Syrie : pourquoi le processus de Genève est à bout de souffle – OLJ

Les seules questions sur lesquelles l’opposition et le régime peuvent trouver un terrain d’entente à l’heure actuelle ne sont traitées qu’à Astana.

Anthony SAMRANI | OLJ
27/02/2017

Plus de 72 heures. Pas une seule avancée. Genève IV est bien partie pour être encore moins productive que les précédentes. Alors que les pourparlers de paix entre le régime syrien et l’opposition ont débuté jeudi soir, il aura fallu attendre dimanche pour que le médiateur de l’ONU Staffan de Mistura annonce officiellement les thèmes qui allaient être discutés par les deux belligérants au cours de ces négociations. Au menu : la gouvernance, une nouvelle constitution et les élections. Alors que les trois parrains du conflit, la Russie, l’Iran et la Turquie, ont réuni à deux reprises le pouvoir et l’opposition à Astana, M. de Mistura veut clairement ramener les négociations syriennes dans le giron de l’ONU. Les trois thèmes de discussions sont inscrits dans la résolution 2254 du Conseil de sécurité adoptée en 2015, qui fixe la feuille de route internationale pour parvenir à une solution politique en Syrie. Le problème ? Aucun de ces sujets ne fait consensus.
En ce qui concerne la gouvernance, la résolution 2254 évoque « une autorité de transition dotée des pleins pouvoirs exécutifs ». Mais le régime et l’opposition ne s’entendent pas sur ce que cela signifie. Pour le premier, il n’est pas question de discuter du départ de Bachar el-Assad ou de limiter ses pouvoirs. À peine accepte-t-il, sous la pression des Russes, d’accorder quelques ministères sans importance aux membres les plus « tolérables » de l’opposition. Cette dernière considère, au contraire, que l’autorité de transition doit avoir les pleins pouvoirs et que cette période doit préparer le départ de M. Assad.

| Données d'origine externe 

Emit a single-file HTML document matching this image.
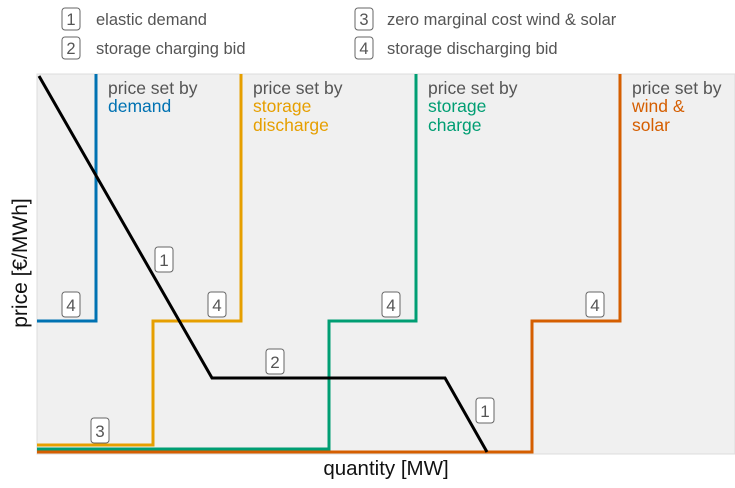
<!DOCTYPE html>
<html><head><meta charset="utf-8"><style>body{margin:0;background:#fff}</style></head><body>
<svg width="735" height="483" viewBox="0 0 735 483" xmlns="http://www.w3.org/2000/svg" font-family="Liberation Sans, sans-serif">
<rect x="37" y="74" width="698" height="380" fill="#f0f0f0" stroke="#ddd" stroke-width="1"/>
<g font-size="16.5" fill="#555">
<rect x="62" y="8" width="18" height="22" rx="3" fill="#fff" stroke="#666"/><text x="71" y="25" text-anchor="middle">1</text>
<text x="96" y="25">elastic demand</text>
<rect x="62" y="37" width="18" height="22" rx="3" fill="#fff" stroke="#666"/><text x="71" y="54" text-anchor="middle">2</text>
<text x="96" y="54">storage charging bid</text>
<rect x="355" y="8" width="18" height="22" rx="3" fill="#fff" stroke="#666"/><text x="364" y="25" text-anchor="middle">3</text>
<text x="387" y="25">zero marginal cost wind &amp; solar</text>
<rect x="355" y="37" width="18" height="22" rx="3" fill="#fff" stroke="#666"/><text x="364" y="54" text-anchor="middle">4</text>
<text x="387" y="54">storage discharging bid</text>
</g>
<g fill="none" stroke-width="3" stroke-linejoin="miter">
<polyline points="37,452 532,452 532,321 620,321 620,74" stroke="#D55E00"/>
<polyline points="37,449 329,449 329,321 416,321 416,74" stroke="#009E73"/>
<polyline points="37,445 153,445 153,321 241,321 241,74" stroke="#E69F00"/>
<polyline points="37,321 96,321 96,74" stroke="#0072B2"/>
<polyline points="39,76 212,378 445,378 487,452" stroke="#000"/>
</g>
<g fill="#555">
<g font-size="17.5">
<text x="108" y="94">price set by</text><text x="108" y="112" fill="#0072B2">demand</text>
<text x="253" y="94">price set by</text><text x="253" y="112" fill="#E69F00">storage</text><text x="253" y="131" fill="#E69F00">discharge</text>
<text x="428" y="94">price set by</text><text x="428" y="112" fill="#009E73">storage</text><text x="428" y="131" fill="#009E73">charge</text>
<text x="632" y="94">price set by</text><text x="632" y="112" fill="#D55E00">wind &amp;</text><text x="632" y="131" fill="#D55E00">solar</text>
</g>
<g font-size="17">
<rect x="62" y="292" width="18" height="25" rx="3" fill="#fff" stroke="#666"/><text x="71" y="311" text-anchor="middle">4</text>
<rect x="208" y="292" width="18" height="25" rx="3" fill="#fff" stroke="#666"/><text x="217" y="311" text-anchor="middle">4</text>
<rect x="382" y="292" width="18" height="25" rx="3" fill="#fff" stroke="#666"/><text x="391" y="311" text-anchor="middle">4</text>
<rect x="586" y="292" width="18" height="25" rx="3" fill="#fff" stroke="#666"/><text x="595" y="311" text-anchor="middle">4</text>
<rect x="155" y="247" width="18" height="25" rx="3" fill="#fff" stroke="#666"/><text x="164" y="266" text-anchor="middle">1</text>
<rect x="266" y="349" width="18" height="25" rx="3" fill="#fff" stroke="#666"/><text x="275" y="368" text-anchor="middle">2</text>
<rect x="91" y="418" width="18" height="25" rx="3" fill="#fff" stroke="#666"/><text x="100" y="437" text-anchor="middle">3</text>
<rect x="476" y="398" width="18" height="25" rx="3" fill="#fff" stroke="#666"/><text x="485" y="417" text-anchor="middle">1</text>
</g>
</g>
<text x="386" y="475" font-size="20.5" text-anchor="middle" fill="#111">quantity [MW]</text>
<text transform="translate(27,263) rotate(-90)" font-size="21" text-anchor="middle" fill="#111">price [€/MWh]</text>
</svg>
</body></html>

La question de la concentration du pouvoir est primordiale sur toutes les autres, notamment sur celle d’un changement de Constitution. Celui-ci n’aurait de sens que si, en pratique et non seulement en droit, les citoyens pouvaient s’exprimer démocratiquement. À titre d’exemple, rien n’indique dans la Constitution actuelle que le clan Assad doit concentrer la totalité des pouvoirs entre ses mains pour une période indéfinie, mais c’est pourtant le cas dans les faits. Autrement dit, une nouvelle Constitution ne garantirait pas nécessairement une meilleure représentation de l’opposition au sein des institutions de l’État syrien.
Les discussions autour de l’organisation des prochaines élections devraient être tout aussi houleuses. Les possibles désaccords ne manquent pas. Comment sera organisée la future consultation sachant qu’une partie importante du territoire n’est pas sous le contrôle du régime ? Est-ce que les déplacés et les réfugiés, qui composent la moitié de la population, auront le droit de voter ? Et surtout, est-ce que Bachar el-Assad aura le droit de se représenter une nouvelle fois ?

Absence de moyens

Gouvernance, Constitution et élections seront discutées « en parallèle », selon le document rédigé par M. de Mistura, qui précise qu’« il n’y a accord sur rien tant qu’il n’y a pas accord sur tout ». Une façon de placer la barre très haut, ce qui paraît être en complète contradiction avec les possibilités d’avancées réelles.

Le régime semble bien décider à saboter les négociations de Genève, prétextant de l’attentat contre les services de renseignements à Homs samedi, revendiqué par Fateh al-Cham, pour limiter les discussions à la lutte contre le terrorisme. L’opposition profite, au contraire, de cette vitrine pour montrer qu’elle existe encore, malgré sa déroute sur le terrain. Mais la dynamique n’est pas de son côté et le risque est, qu’à terme, le processus de Genève soit complètement marginalisé par rapport à celui d’Astana. Les questions du cessez-le feu, de la lutte contre le terrorisme et le dossier humanitaire doivent être traitées à Astana, précise le document de M. de Mistura. Et c’est là tout le paradoxe : la solution finale passera nécessairement par Genève, mais les seules avancées possibles à l’heure actuelle ne peuvent avoir lieu qu’à Astana.

Le processus de Genève n’a pas vocation à régler la totalité du conflit syrien puisqu’il ne traite ni de la guerre entre les Turcs et les Kurdes, ni de celle entre les Kurdes et l’État islamique (EI), ni de celle entre les rebelles et les jihadistes, mais uniquement de celle qui oppose les troupes loyalistes aux rebelles modérés. Le problème, c’est que c’est sans doute la plus difficile de toute à régler. Et que Genève ne semble pas du tout avoir les moyens de le faire.